Russian authorities seem to have picked the practical option. The technical problem was ugly, and the side effects would have hit ordinary internet users along with VPN users. For crypto investors, the takeaway is simple: one bad access rule did not happen. Russian users still have relatively open routes to global crypto markets, including platforms such as Bybit and OKX, which remain popular in the region. I’ll be honest: I would not call this bullish by itself. It removes a drag that could have hurt liquidity and everyday use, which is useful, but it is not the same thing as a policy green light.

Now watch the reroute. The fee plan is gone for now, but Russia’s push to control information flow has not gone away. Mintsifry and the Central Bank of Russia are still the agencies to follow, especially on digital assets, cross-border payments, DFAs, and the digital ruble. Yes, this slightly contradicts the relief above, but only on the timeline: today’s dropped fee lowers immediate friction, while tomorrow’s access rule could bring it back under a cleaner name. Is this overkill to monitor? For BTC and ETH users depending on offshore liquidity, no. Any new rule that makes international internet access or offshore liquidity harder to reach could still change how Russian users trade. The signal to watch is whether future proposals add real costs right where users connect to global markets.
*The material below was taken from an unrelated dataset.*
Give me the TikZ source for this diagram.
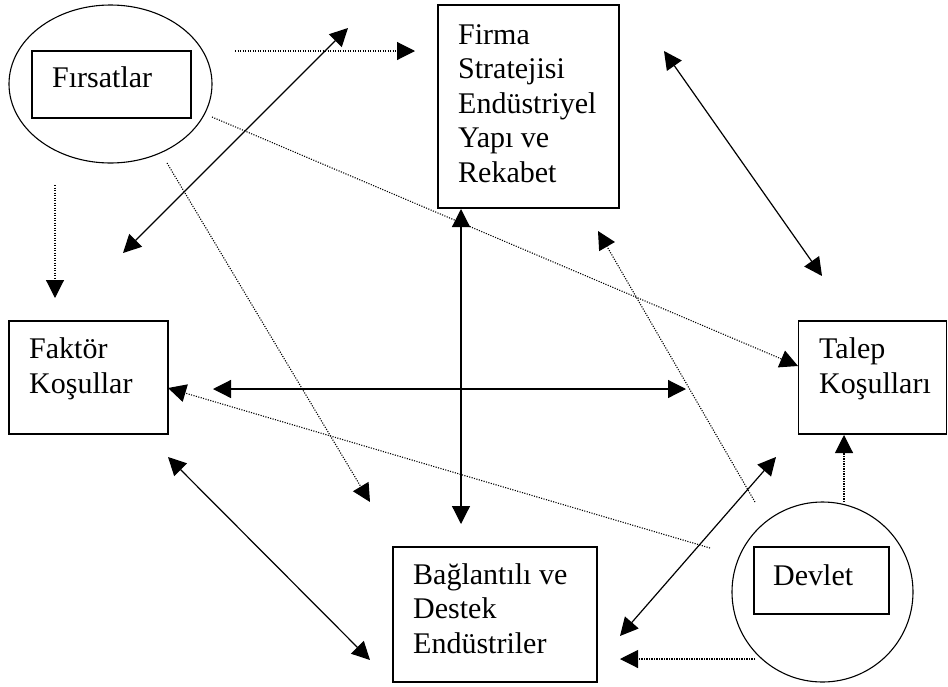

FAQ: Russia’s Foreign Traffic Fee Decision and Crypto

What was the proposed foreign internet traffic fee in Russia?

Mintsifry had considered charging about 150 rubles per gigabyte for foreign internet traffic after a monthly 15 GB allowance.

Why did Russia’s Ministry of Digital Development (Mintsifry) decide against implementing foreign internet traffic fees?

Deputy Head Ivan Lebedev said telecom operators could not reliably separate VPN traffic from normal international traffic. That detail is the whole story, really.

How would foreign traffic fees have impacted Russian crypto users?

The fees would have made global exchanges and dApps more expensive to use from Russia. That could have reduced trading activity, added friction to BTC and ETH access, and made liquidity harder to reach.

Does this decision affect the “safe-haven” utility of cryptocurrencies in Russia?

Yes, indirectly. It keeps access to international crypto platforms relatively open, which helps preserve crypto’s role as a possible store of value during economic or political stress. My read: access is not the whole hedge, but without access, the hedge gets weaker fast.

What does this mean for the future of crypto regulation in Russia?

It suggests officials were willing to drop a rule that telecom operators could not enforce cleanly. Still, future moves from Mintsifry or the Central Bank of Russia on digital assets, DFAs, or the digital ruble are worth watching. Skip the victory lap.